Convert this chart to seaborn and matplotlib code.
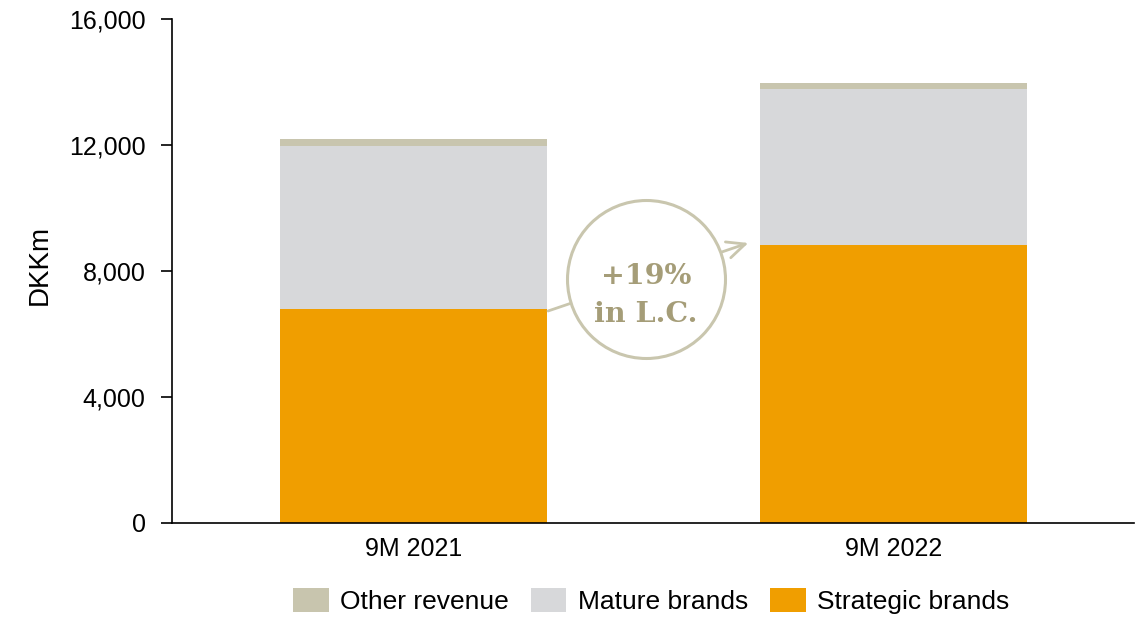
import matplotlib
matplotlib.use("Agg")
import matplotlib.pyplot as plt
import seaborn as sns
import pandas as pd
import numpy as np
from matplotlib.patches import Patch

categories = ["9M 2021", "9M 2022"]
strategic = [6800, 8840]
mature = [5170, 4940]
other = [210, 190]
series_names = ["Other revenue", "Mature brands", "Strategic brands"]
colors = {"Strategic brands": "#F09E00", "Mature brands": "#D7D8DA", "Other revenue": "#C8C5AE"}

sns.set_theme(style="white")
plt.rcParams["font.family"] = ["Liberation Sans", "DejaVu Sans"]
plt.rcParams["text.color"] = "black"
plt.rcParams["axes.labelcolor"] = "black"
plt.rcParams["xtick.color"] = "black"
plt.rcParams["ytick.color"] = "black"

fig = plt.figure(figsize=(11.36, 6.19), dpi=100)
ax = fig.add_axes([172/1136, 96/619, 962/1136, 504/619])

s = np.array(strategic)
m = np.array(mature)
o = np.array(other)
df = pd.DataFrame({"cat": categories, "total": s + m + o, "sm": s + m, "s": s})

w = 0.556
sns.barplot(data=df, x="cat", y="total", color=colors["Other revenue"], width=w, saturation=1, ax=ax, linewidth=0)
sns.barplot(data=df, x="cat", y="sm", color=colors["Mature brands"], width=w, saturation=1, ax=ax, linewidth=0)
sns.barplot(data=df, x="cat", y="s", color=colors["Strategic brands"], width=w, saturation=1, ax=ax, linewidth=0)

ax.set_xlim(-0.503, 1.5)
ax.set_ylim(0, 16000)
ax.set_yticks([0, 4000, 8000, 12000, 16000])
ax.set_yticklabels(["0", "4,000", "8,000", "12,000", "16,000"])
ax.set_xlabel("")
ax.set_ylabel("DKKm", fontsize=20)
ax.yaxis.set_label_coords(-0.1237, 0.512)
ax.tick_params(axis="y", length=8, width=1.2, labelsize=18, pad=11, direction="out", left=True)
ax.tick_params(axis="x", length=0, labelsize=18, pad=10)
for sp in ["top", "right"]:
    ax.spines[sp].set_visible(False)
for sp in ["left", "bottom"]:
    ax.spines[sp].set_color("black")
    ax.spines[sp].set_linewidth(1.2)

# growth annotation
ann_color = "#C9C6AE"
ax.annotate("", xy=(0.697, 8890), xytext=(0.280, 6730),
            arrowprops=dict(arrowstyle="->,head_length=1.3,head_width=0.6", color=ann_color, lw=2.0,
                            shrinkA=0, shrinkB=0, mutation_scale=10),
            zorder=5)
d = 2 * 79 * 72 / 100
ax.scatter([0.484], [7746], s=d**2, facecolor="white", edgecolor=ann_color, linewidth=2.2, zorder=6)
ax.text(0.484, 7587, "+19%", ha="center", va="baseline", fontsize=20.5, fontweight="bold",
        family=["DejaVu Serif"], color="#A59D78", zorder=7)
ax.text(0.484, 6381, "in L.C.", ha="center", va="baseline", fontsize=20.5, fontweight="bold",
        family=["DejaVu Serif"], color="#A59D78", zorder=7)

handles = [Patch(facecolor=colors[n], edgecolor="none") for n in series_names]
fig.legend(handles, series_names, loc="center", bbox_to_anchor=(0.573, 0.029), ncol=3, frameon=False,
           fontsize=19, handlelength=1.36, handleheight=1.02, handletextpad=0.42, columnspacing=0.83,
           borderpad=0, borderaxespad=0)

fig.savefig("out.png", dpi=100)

==========

▶ WHAT YOU HAVE TO DO: Output exactly the span of lines from the top of the listing through the line holding "ax = fig.add_axes([172/1136, 96/619, 962/1136, 504/619])", and leave every picture out.

▶ ANSWER TO THIS TASK:
Convert this chart to seaborn and matplotlib code.
import matplotlib
matplotlib.use("Agg")
import matplotlib.pyplot as plt
import seaborn as sns
import pandas as pd
import numpy as np
from matplotlib.patches import Patch

categories = ["9M 2021", "9M 2022"]
strategic = [6800, 8840]
mature = [5170, 4940]
other = [210, 190]
series_names = ["Other revenue", "Mature brands", "Strategic brands"]
colors = {"Strategic brands": "#F09E00", "Mature brands": "#D7D8DA", "Other revenue": "#C8C5AE"}

sns.set_theme(style="white")
plt.rcParams["font.family"] = ["Liberation Sans", "DejaVu Sans"]
plt.rcParams["text.color"] = "black"
plt.rcParams["axes.labelcolor"] = "black"
plt.rcParams["xtick.color"] = "black"
plt.rcParams["ytick.color"] = "black"

fig = plt.figure(figsize=(11.36, 6.19), dpi=100)
ax = fig.add_axes([172/1136, 96/619, 962/1136, 504/619])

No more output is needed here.